What to work on –
In the entries below, find the line with "Reproduce this chart with Plotly." and the line with "y_ticks = [0, 2, 4, 6, 8, 10, 12, 14, 16]", then retype both and everything between them exactly. Do not copy the pictures.

Records supplied –
START
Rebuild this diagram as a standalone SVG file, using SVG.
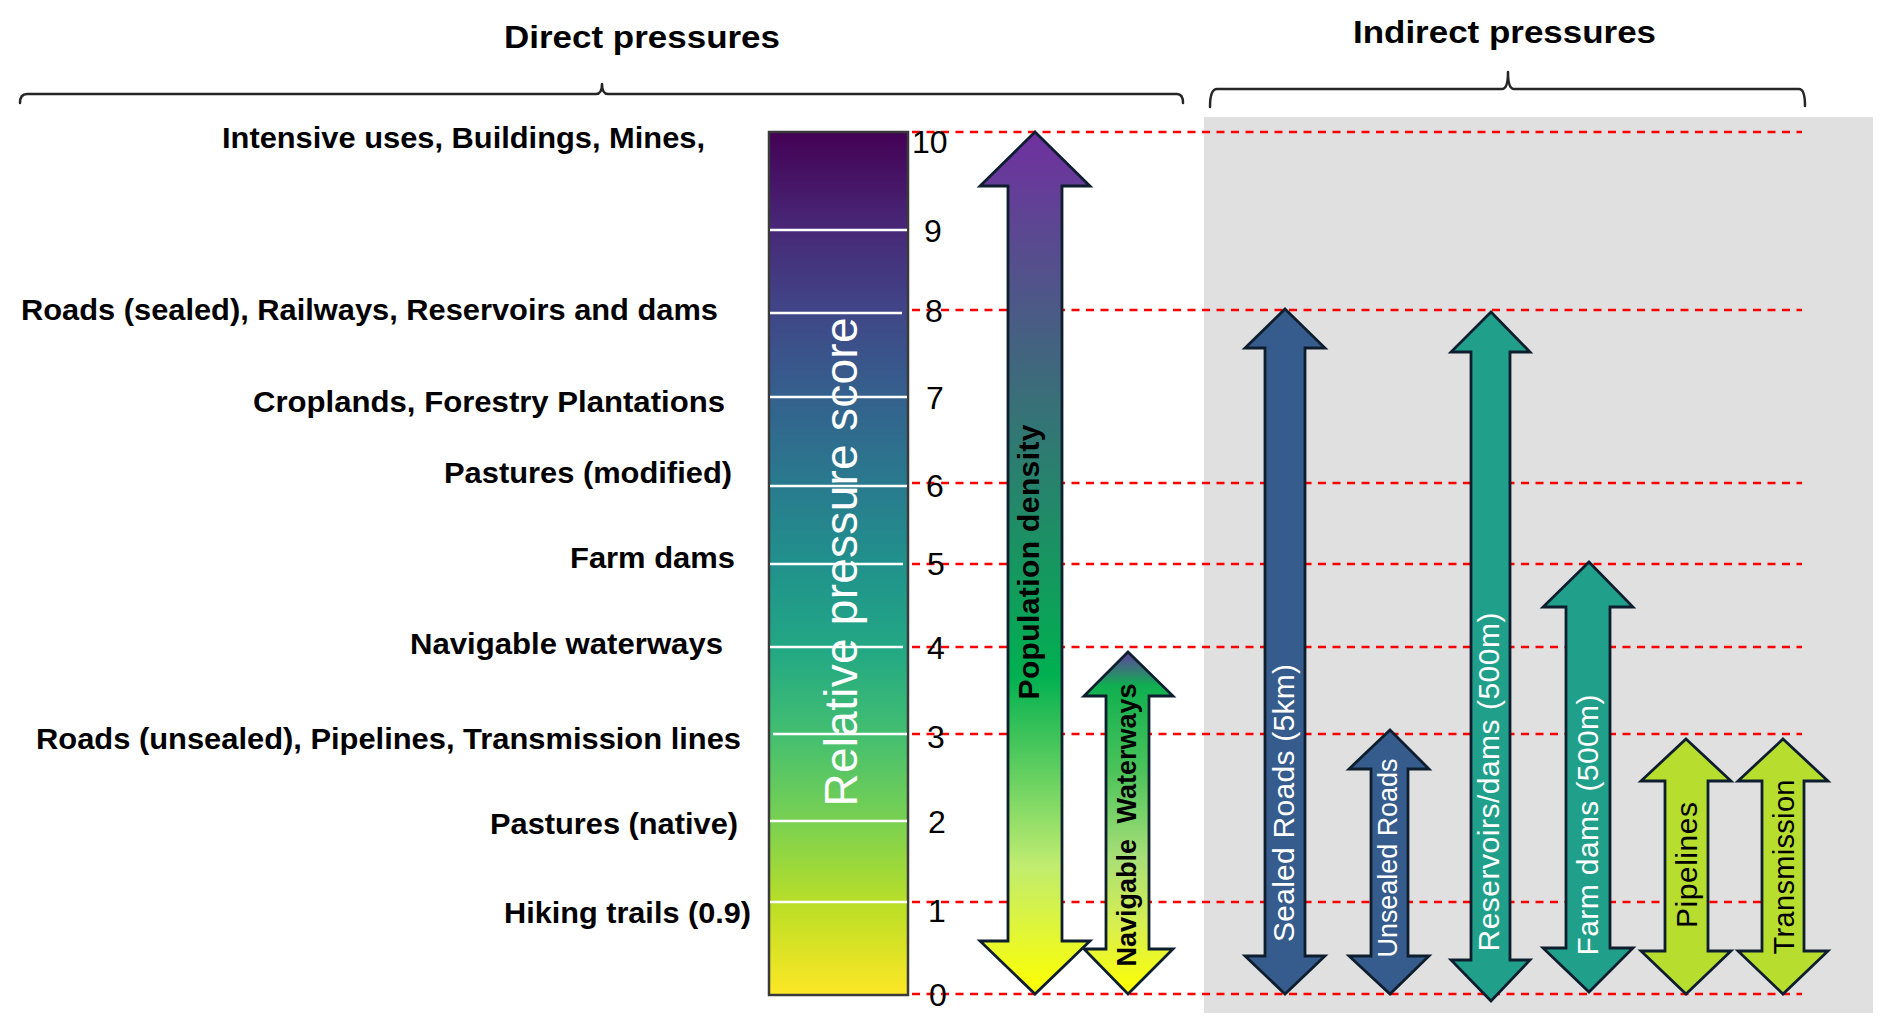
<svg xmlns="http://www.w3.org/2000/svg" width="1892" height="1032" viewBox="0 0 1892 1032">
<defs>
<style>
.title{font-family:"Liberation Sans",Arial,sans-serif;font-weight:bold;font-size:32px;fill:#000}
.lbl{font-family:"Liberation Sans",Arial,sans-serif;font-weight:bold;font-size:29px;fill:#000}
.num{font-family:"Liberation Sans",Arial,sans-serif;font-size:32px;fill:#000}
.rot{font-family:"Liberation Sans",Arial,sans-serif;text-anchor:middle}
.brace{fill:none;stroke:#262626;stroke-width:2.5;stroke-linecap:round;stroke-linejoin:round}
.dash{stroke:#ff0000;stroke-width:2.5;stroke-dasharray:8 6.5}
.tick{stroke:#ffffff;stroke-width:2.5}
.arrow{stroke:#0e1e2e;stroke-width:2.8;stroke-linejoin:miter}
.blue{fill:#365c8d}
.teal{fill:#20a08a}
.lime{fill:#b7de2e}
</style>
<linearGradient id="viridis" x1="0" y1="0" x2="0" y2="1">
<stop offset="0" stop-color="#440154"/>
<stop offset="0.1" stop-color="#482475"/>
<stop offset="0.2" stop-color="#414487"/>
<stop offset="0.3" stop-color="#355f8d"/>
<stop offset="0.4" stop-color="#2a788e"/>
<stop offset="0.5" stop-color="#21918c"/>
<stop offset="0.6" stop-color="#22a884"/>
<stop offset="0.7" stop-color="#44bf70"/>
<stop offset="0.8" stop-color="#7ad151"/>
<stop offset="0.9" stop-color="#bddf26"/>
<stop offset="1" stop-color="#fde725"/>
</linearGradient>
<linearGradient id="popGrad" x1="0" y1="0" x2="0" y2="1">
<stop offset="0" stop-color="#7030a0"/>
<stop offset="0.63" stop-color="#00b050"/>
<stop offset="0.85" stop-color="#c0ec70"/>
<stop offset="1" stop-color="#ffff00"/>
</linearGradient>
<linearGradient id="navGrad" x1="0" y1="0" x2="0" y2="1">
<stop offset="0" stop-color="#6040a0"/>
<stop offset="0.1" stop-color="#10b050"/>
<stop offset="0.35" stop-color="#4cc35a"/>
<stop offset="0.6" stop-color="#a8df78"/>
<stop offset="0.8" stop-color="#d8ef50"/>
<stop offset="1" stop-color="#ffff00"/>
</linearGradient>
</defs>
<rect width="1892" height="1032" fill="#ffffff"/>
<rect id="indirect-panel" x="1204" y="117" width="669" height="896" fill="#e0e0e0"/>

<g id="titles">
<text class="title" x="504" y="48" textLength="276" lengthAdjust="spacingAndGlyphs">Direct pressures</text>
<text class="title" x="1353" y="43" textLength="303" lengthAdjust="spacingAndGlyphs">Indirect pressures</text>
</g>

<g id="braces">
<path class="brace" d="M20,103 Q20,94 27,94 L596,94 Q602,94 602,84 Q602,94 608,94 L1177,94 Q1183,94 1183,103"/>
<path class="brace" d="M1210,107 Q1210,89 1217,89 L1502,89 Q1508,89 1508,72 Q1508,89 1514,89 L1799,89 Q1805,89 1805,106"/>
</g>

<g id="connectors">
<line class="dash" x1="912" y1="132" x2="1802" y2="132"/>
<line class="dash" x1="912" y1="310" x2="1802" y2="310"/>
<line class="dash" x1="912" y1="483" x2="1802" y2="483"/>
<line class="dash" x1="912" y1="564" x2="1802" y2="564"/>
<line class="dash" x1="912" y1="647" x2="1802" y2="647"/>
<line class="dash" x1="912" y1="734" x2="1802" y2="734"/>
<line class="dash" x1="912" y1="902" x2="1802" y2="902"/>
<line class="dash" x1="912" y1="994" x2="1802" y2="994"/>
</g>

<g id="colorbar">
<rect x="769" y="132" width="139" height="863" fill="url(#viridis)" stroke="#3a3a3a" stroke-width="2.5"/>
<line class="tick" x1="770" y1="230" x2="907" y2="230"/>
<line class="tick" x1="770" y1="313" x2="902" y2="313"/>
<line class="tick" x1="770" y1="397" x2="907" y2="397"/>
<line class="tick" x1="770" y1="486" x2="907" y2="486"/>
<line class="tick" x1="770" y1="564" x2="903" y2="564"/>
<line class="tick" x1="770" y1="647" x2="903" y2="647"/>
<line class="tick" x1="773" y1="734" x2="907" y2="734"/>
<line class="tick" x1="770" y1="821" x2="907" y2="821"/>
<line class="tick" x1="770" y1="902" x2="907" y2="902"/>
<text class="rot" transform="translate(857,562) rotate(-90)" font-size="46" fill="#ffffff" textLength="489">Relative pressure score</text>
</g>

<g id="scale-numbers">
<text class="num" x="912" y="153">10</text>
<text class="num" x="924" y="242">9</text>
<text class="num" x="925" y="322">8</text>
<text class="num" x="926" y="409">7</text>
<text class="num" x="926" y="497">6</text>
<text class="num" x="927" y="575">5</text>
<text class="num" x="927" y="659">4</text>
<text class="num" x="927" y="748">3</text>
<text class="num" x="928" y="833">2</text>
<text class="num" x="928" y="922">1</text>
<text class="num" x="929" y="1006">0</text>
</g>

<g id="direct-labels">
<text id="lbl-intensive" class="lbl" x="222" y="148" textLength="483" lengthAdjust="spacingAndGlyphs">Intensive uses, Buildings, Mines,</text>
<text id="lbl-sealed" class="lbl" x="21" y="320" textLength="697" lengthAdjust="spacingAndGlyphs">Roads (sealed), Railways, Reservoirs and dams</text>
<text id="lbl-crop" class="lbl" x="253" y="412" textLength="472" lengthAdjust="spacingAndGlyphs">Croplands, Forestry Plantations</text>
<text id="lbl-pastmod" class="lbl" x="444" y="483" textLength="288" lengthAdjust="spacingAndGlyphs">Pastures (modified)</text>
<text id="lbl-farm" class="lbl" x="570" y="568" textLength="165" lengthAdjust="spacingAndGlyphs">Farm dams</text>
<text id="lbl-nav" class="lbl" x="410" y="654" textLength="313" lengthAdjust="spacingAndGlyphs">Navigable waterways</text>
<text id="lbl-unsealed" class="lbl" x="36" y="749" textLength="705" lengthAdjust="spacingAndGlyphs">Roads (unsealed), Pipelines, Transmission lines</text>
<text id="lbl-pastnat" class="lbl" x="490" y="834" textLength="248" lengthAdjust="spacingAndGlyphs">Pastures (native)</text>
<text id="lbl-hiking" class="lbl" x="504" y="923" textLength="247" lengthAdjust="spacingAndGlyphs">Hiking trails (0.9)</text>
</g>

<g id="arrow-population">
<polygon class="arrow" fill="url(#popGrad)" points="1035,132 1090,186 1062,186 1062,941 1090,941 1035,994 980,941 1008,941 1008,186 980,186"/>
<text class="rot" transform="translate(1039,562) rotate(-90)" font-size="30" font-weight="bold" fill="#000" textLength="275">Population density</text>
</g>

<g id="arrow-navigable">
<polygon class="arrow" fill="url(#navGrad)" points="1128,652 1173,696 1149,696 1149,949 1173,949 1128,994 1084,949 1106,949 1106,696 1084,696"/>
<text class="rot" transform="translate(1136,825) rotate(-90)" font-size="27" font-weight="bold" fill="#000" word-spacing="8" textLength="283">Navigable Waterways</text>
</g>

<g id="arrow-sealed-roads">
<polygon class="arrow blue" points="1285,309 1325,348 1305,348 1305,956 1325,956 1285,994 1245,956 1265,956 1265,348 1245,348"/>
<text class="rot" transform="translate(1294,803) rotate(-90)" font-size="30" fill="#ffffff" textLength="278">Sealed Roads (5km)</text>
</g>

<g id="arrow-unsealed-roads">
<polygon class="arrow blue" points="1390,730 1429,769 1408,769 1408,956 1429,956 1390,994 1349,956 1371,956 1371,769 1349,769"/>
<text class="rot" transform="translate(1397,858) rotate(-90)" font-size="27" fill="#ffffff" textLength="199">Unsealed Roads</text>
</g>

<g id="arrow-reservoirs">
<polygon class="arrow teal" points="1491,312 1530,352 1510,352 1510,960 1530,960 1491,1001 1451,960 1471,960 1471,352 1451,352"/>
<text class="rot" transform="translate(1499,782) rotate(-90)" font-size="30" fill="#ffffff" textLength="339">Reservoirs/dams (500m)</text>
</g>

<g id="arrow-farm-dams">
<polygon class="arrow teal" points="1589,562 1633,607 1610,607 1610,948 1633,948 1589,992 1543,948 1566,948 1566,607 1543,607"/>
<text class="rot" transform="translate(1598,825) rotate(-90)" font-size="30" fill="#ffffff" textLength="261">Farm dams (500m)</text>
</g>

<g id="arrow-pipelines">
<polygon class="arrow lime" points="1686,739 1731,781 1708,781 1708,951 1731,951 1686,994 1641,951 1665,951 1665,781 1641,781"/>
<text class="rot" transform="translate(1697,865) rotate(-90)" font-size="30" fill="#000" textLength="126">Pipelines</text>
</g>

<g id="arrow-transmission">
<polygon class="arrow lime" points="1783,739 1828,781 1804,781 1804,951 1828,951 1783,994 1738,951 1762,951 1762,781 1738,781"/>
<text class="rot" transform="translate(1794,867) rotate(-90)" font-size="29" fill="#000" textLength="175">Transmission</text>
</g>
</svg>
END
START
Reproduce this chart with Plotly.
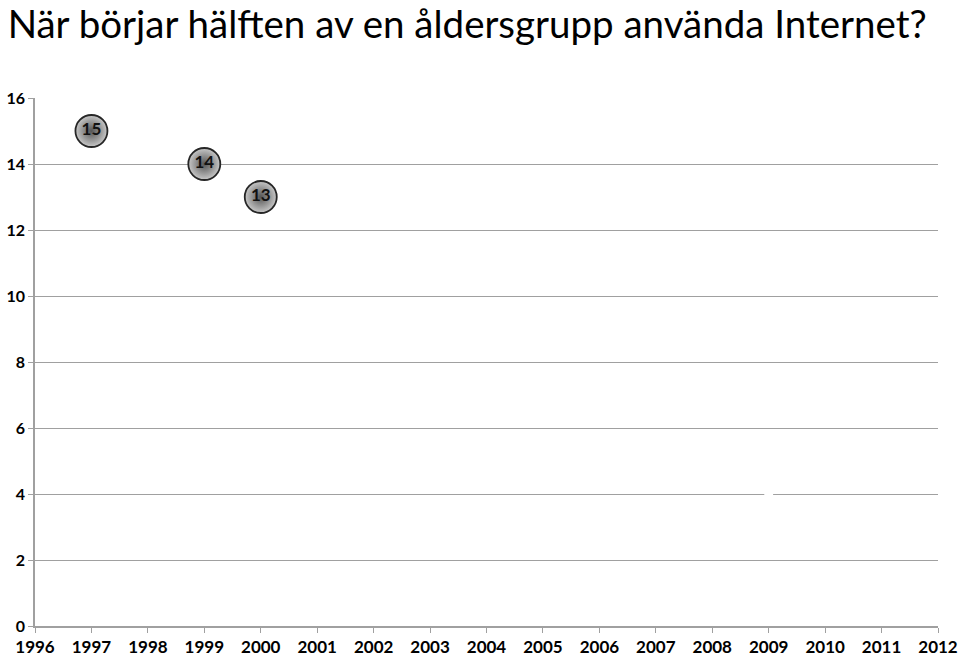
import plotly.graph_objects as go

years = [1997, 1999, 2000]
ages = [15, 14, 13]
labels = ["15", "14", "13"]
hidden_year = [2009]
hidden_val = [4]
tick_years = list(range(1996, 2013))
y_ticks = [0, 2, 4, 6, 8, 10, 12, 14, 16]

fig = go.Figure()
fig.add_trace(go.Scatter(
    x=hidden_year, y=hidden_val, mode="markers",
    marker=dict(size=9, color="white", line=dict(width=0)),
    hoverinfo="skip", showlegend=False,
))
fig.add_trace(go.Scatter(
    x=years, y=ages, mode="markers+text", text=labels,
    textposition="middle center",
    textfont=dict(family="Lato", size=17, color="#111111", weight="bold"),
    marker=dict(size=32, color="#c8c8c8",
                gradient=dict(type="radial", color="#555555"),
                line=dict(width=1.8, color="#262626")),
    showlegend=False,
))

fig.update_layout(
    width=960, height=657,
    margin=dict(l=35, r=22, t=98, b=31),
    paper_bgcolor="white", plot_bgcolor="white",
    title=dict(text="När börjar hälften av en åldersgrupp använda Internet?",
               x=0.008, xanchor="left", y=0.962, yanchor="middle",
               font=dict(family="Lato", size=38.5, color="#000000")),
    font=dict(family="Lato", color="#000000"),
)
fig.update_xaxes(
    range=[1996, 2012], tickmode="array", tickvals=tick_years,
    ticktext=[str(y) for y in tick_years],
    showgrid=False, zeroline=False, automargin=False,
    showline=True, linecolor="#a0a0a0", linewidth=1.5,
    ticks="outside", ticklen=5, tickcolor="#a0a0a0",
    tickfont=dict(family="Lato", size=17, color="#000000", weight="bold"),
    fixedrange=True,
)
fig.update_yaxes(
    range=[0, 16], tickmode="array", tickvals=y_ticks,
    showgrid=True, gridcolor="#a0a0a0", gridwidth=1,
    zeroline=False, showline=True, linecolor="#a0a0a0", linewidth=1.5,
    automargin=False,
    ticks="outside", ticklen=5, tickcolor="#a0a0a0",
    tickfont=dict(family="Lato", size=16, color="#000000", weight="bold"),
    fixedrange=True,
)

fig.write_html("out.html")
END
START
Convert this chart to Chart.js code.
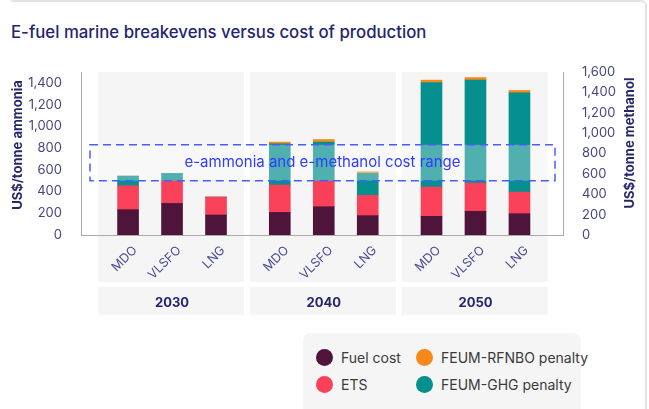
END
Task answer –
Reproduce this chart with Plotly.
import plotly.graph_objects as go

years = [1997, 1999, 2000]
ages = [15, 14, 13]
labels = ["15", "14", "13"]
hidden_year = [2009]
hidden_val = [4]
tick_years = list(range(1996, 2013))
y_ticks = [0, 2, 4, 6, 8, 10, 12, 14, 16]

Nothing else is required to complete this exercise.